Eccoci.

A composite number can be factored many different ways. For instance, not including multiplication by one, $24$ can be factored in $7$ distinct ways:

\begin{align} 24 &= 2 \times 2 \times 2 \times 3\\ 24 &= 2 \times 3 \times 4\\ 24 &= 2 \times 2 \times 6\\ 24 &= 4 \times 6\\ 24 &= 3 \times 8\\ 24 &= 2 \times 12\\ 24 &= 24 \end{align}

Recall that the digital root of a number, in base $10$, is found by adding together the digits of that number, and repeating that process until a number is arrived at that is less than $10$. Thus the digital root of $467$ is $8$.

We shall call a Digital Root Sum (DRS) the sum of the digital roots of the individual factors of our number.
The chart below demonstrates all of the DRS values for $24$.

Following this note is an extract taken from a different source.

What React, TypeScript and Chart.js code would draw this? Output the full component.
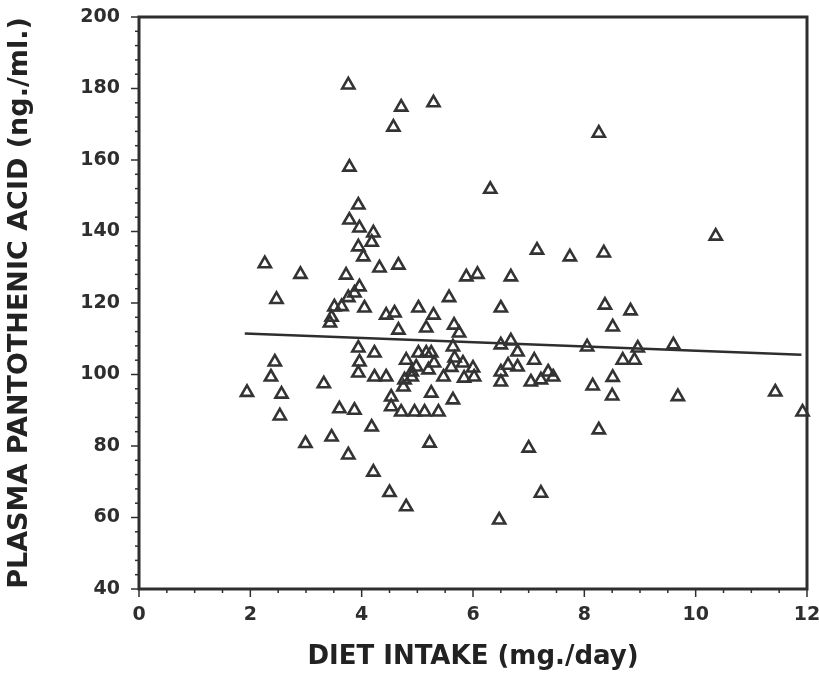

Factorisation	Digital Root Sum
$2 \times 2 \times 2 \times 3$	$9$
$2 \times 3 \times 4$	$9$
$2 \times 2 \times 6$	$10$
$4 \times 6$	$10$
$3 \times 8$	$11$
$2 \times 12$	$5$
$24$	$6$

The maximum Digital Root Sum of $24$ is $11$.
The function $\operatorname{mdrs}(n)$ gives the maximum Digital Root Sum of $n$. So $\operatorname{mdrs}(24)=11$.
Find $\sum \operatorname{mdrs}(n)$ for $1 \lt n \lt 1\,000\,000$.